The Last Bus – New film review

Director: Gillies MacKinnon

Starring: Timothy Spall, Phyllis Logan, Natalie Mitson and Ben Ewing

Run time: 1h 26min

Certificate: 12A


As someone that’s travelled from London to Penzance several times by planes, trains and automobiles, one journey stands out; the 10-hour nightmare that was on the Megabus. Traffic jams, broken air conditioning and a blocked toilet all combined to make that trip as much fun as I’m sure it sounds.

Imagine then taking a bus from Britain’s most north-eastern point, Scotland’s John o’ Groats, to Cornwall’s Lands’ End, using just your free bus pass to take you the 838 miles. No thanks.

But that’s exactly what elderly Tom (Timothy Spall) is doing. He’s attempting to fulfil a promise that he made to his late wife (Phyllis Logan). When they were younger, the pair made the journey in reverse and Tom plans to recreate that trip, including using the exact same route and overnight stops. On his trek, he meets all sorts of colourful characters including an aspiring musical theatre actor, drunken racists and, happily, good Samaritans.
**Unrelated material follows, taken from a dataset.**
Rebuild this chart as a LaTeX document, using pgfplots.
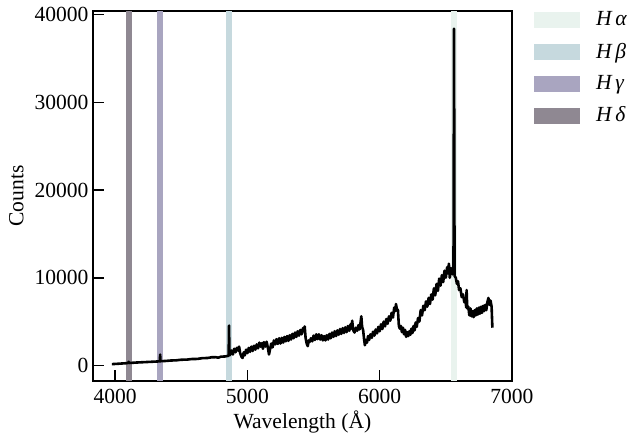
\documentclass[border=0pt]{standalone}
\usepackage{pgfplots}
\pgfplotsset{compat=1.18}
\usepackage{fontspec}
\setmainfont{Liberation Serif}
\definecolor{cHa}{HTML}{E9F3EE}
\definecolor{cHb}{HTML}{C6D9DE}
\definecolor{cHg}{HTML}{A9A5C0}
\definecolor{cHd}{HTML}{8F8892}
\begin{document}
\begin{tikzpicture}[font=\fontsize{10.8}{13}\selectfont]
\begin{axis}[
  name=ax,
  scale only axis, width=210pt, height=185.5pt,
  xmin=3831, xmax=7000, ymin=-1800, ymax=40420,
  xtick={4000,5000,6000,7000}, ytick={0,10000,20000,30000,40000},
  tick align=inside, xtick pos=bottom, ytick pos=left,
  major tick length=5.5pt,
  axis line style={line width=0.8pt},
  every tick/.style={line width=0.8pt, black},
  scaled ticks=false,
  /pgf/number format/1000 sep={},
  /pgf/number format/assume math mode=true,
  xticklabel style={inner sep=4pt},
  yticklabel style={inner sep=2pt},
  xlabel={Wavelength (Å)}, ylabel={Counts},
  xlabel style={yshift=4pt},
  legend style={at={(1,1.01)}, anchor=north west, draw=none, fill=none,
    xshift=8pt, row sep=7.1pt,
    /tikz/every even column/.append style={column sep=0pt},
    nodes={inner sep=0pt, anchor=west}},
  legend cell align=left,
  legend image code/.code={\fill[#1] (0pt,-4pt) rectangle (23pt,4pt); \path (31pt,0pt);},
]
\addplot[draw=none, fill=cHa] coordinates {(6541,-1800) (6541,40420) (6585,40420) (6585,-1800)} -- cycle;
\addlegendentry{\textit{H\,α}}
\addplot[draw=none, fill=cHb] coordinates {(4839,-1800) (4839,40420) (4883,40420) (4883,-1800)} -- cycle;
\addlegendentry{\textit{H\,β}}
\addplot[draw=none, fill=cHg] coordinates {(4318,-1800) (4318,40420) (4362,40420) (4362,-1800)} -- cycle;
\addlegendentry{\textit{H\,γ}}
\addplot[draw=none, fill=cHd] coordinates {(4080,-1800) (4080,40420) (4124,40420) (4124,-1800)} -- cycle;
\addlegendentry{\textit{H\,δ}}
\addplot[black, line width=1.3pt, line join=round, forget plot] coordinates {
(3975,150) (4000,170) (4030,200) (4060,230) (4090,260) (4100,300) (4102,420) (4104,280)
(4130,300) (4160,330) (4200,360) (4240,390) (4280,420) (4320,450) (4338,470) (4340,1250)
(4342,480) (4380,510) (4420,560) (4460,580) (4500,650) (4540,660) (4580,730) (4620,740)
(4660,830) (4700,850) (4730,930) (4760,940) (4780,880) (4800,1000) (4830,1020) (4850,1080)
(4858,1100) (4861,4550) (4864,1150)
(4870,1250) (4880,1700) (4890,1250) (4900,1900) (4910,1500) (4920,2000) (4930,1700) (4937,2150)
(4945,1400) (4955,1000) (4963,850) (4972,1500) (4980,1150) (4990,1800) (5000,1400) (5010,2000)
(5020,1550) (5030,2150) (5040,1650) (5050,2250) (5060,1800) (5070,2400) (5080,1950) (5090,2600)
(5100,2150) (5110,2550) (5117,1900) (5125,2650) (5135,2150) (5145,2700) (5155,2000) (5163,1250)
(5172,1900) (5180,2500) (5190,2050) (5200,2850) (5210,2400) (5220,3000) (5230,2450) (5240,3100)
(5250,2500) (5260,3150) (5270,2600) (5280,3250) (5290,2750) (5300,3350) (5310,2800) (5320,3450)
(5330,2950) (5340,3600) (5350,3100) (5360,3750) (5370,3250) (5380,3900) (5390,3400) (5400,4050)
(5410,3550) (5420,4250) (5428,3900) (5433,4450) (5440,3100) (5448,2500) (5456,2200) (5464,2850)
(5472,2700) (5480,3100) (5490,2750) (5500,3400) (5510,2900) (5520,3550) (5530,3000) (5540,3550)
(5550,2950) (5560,3450) (5570,2850) (5580,3350) (5590,2850) (5600,3450) (5610,2950) (5620,3600)
(5630,3100) (5640,3750) (5650,3250) (5660,3900) (5670,3350) (5680,4000) (5690,3500) (5700,4150)
(5710,3600) (5720,4250) (5730,3700) (5740,4350) (5750,3800) (5760,4500) (5770,3950) (5780,4700)
(5787,4200) (5792,5100) (5800,4000) (5810,3750) (5820,4300) (5830,3950) (5840,4600) (5848,4100)
(5856,5000) (5861,5600) (5867,4400) (5875,4000) (5882,3000) (5888,2300) (5896,2900) (5904,2600)
(5912,3350) (5920,2900) (5930,3550) (5940,3150) (5950,3850) (5960,3400) (5970,4100) (5980,3650)
(5990,4400) (6000,3900) (6010,4700) (6020,4150) (6030,5000) (6040,4450) (6050,5300) (6060,4750)
(6070,5600) (6080,5100) (6090,6000) (6100,5450) (6110,6600) (6118,6200) (6123,7000) (6130,6400)
(6138,6300) (6145,4500) (6152,4200) (6160,4500) (6168,3800) (6176,4300) (6184,3550) (6192,4050)
(6200,3250) (6208,3800) (6216,3350) (6224,3900) (6232,3500) (6240,4200) (6248,3700) (6256,4500)
(6264,4000) (6272,4900) (6280,4400) (6290,5400) (6300,5000) (6310,6300) (6320,5700) (6330,6800)
(6340,6300) (6350,7300) (6360,6700) (6370,7700) (6380,7000) (6390,8100) (6400,7500) (6410,8800)
(6420,8000) (6430,9300) (6440,8500) (6450,9900) (6460,9100) (6470,10300) (6480,9500) (6490,10800)
(6500,10000) (6510,11200) (6518,10500) (6523,11600) (6530,10000) (6540,11100) (6550,10400) (6558,11300)
(6562,38400) (6566,10200) (6575,10000) (6584,9300) (6592,9600) (6600,8600) (6610,8800) (6620,7800)
(6630,8100) (6640,7200) (6650,7400) (6654,6600) (6657,8600) (6662,6500) (6670,6700) (6678,5700)
(6686,6500) (6694,5600) (6702,6200) (6710,5500) (6718,6300) (6726,5700) (6734,6500) (6742,5800)
(6750,6600) (6758,5900) (6766,6700) (6774,6000) (6782,6800) (6790,6200) (6798,6900) (6806,6300)
(6814,7200) (6822,7700) (6830,6900) (6838,7400) (6846,6700) (6852,4300)
};
\end{axis}
\path (ax.south west) ++(-46.5pt,-26.5pt) rectangle ([xshift=60pt,yshift=5.5pt]ax.north east);
\end{tikzpicture}
\end{document}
It’s a multicultural mystery to Tom and he’s thrown off course as he adjusts to circumstances beyond his control. Unbeknownst to him, Tom becomes an Internet sensation as his journey is documented on social media by his fellow passengers using #bushero. 
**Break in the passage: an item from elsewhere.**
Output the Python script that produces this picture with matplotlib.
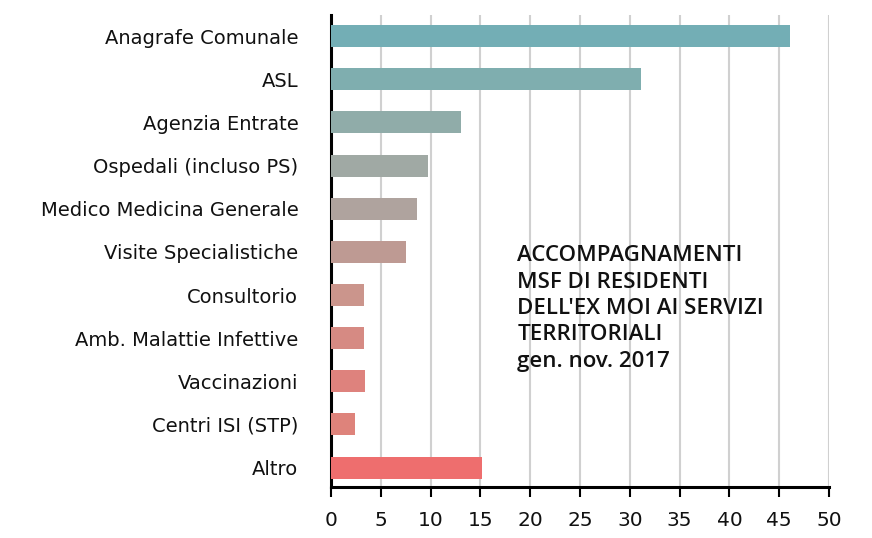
import matplotlib.pyplot as plt

# Data
categories = ["Anagrafe Comunale", "ASL", "Agenzia Entrate", "Ospedali (incluso PS)",
              "Medico Medicina Generale", "Visite Specialistiche", "Consultorio",
              "Amb. Malattie Infettive", "Vaccinazioni", "Centri ISI (STP)", "Altro"]
values = [46.1, 31.1, 13.1, 9.7, 8.6, 7.5, 3.3, 3.3, 3.4, 2.4, 15.2]
bar_colors = ["#73AEB5", "#7FAEAF", "#90ACA9", "#A0A9A4", "#AFA39E", "#BE9A93",
              "#CB958C", "#D68A83", "#DE827D", "#DE837B", "#EE6E6E"]
xticks = list(range(0, 55, 5))

plt.rcParams['font.family'] = ['DejaVu Sans']

fig = plt.figure(figsize=(8.72, 5.38), dpi=100)
ax = fig.add_axes([331 / 872, 1 - 487 / 538, (829 - 331) / 872, (487 - 15) / 538])

ypos = list(range(len(categories)))
ax.barh(ypos, values, height=0.51, color=bar_colors, zorder=3)

ax.set_xlim(0, 50)
ax.set_ylim(10.45, -0.49)
ax.set_xticks(xticks)
ax.set_xticklabels([str(t) for t in xticks], fontsize=14.5, color='#111111')
ax.set_yticks(ypos)
ax.set_yticklabels(categories, fontsize=14, color='#111111')
ax.tick_params(axis='y', length=0, pad=23.5)
ax.tick_params(axis='x', length=7, width=1.5, pad=10)

ax.grid(axis='x', color='#d0d0d0', linewidth=1.5, zorder=0)
for side in ['top', 'right']:
    ax.spines[side].set_visible(False)
ax.spines['left'].set_linewidth(2.2)
ax.spines['bottom'].set_linewidth(2.2)

ax.text(18.7, 4.85, "ACCOMPAGNAMENTI\nMSF DI RESIDENTI\nDELL'EX MOI AI SERVIZI\nTERRITORIALI\ngen. nov. 2017",
        fontsize=16, fontweight='semibold', family=['Open Sans', 'DejaVu Sans'],
        va='top', ha='left', linespacing=1.33, color='#111111', zorder=4)

fig.savefig("out.png", dpi=100)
Timothy Spall in The Last Bus

Timothy Spall will break your heart with his perfectly judged physical performance. Aided by some thoroughly convincing make-up (bravo, Christine Cant), his aged and fragile body is home to a fierce determination, driving him onwards to his goal. It makes for uncomfortable viewing at times and really is a magnificent showing. However, he’s let down by an ensemble cast that are not up to his high standard and a script that lacks authenticity when these unusual situations occur. During one bus scene where an obnoxious yob is verbally abusing a Muslim passenger, the dialogue needed the energy and realism of improvisation. Unfortunately, the dramatic potential isn’t fulfilled.

Phyllis Logan and Timothy Spall in The Last Bus

However, there are many poignant moments. We see glimpses of Tom’s past and his reason for the journey through cleverly interweaved flashbacks featuring some lovely directorial choices by Gillies MacKinnon. Tom becomes the literal shoulder to cry on for a distressed teenager and something as simple as being booked into the wrong room at a B&B pulls at the heartstrings, but the emotional payoff that is constantly teased remains frustratingly out of reach. 

Charmingly intriguing and a stellar turn from Timothy Spall at its heart, The Last Bus doesn’t warrant a first-class ticket, but it’s a journey worth making.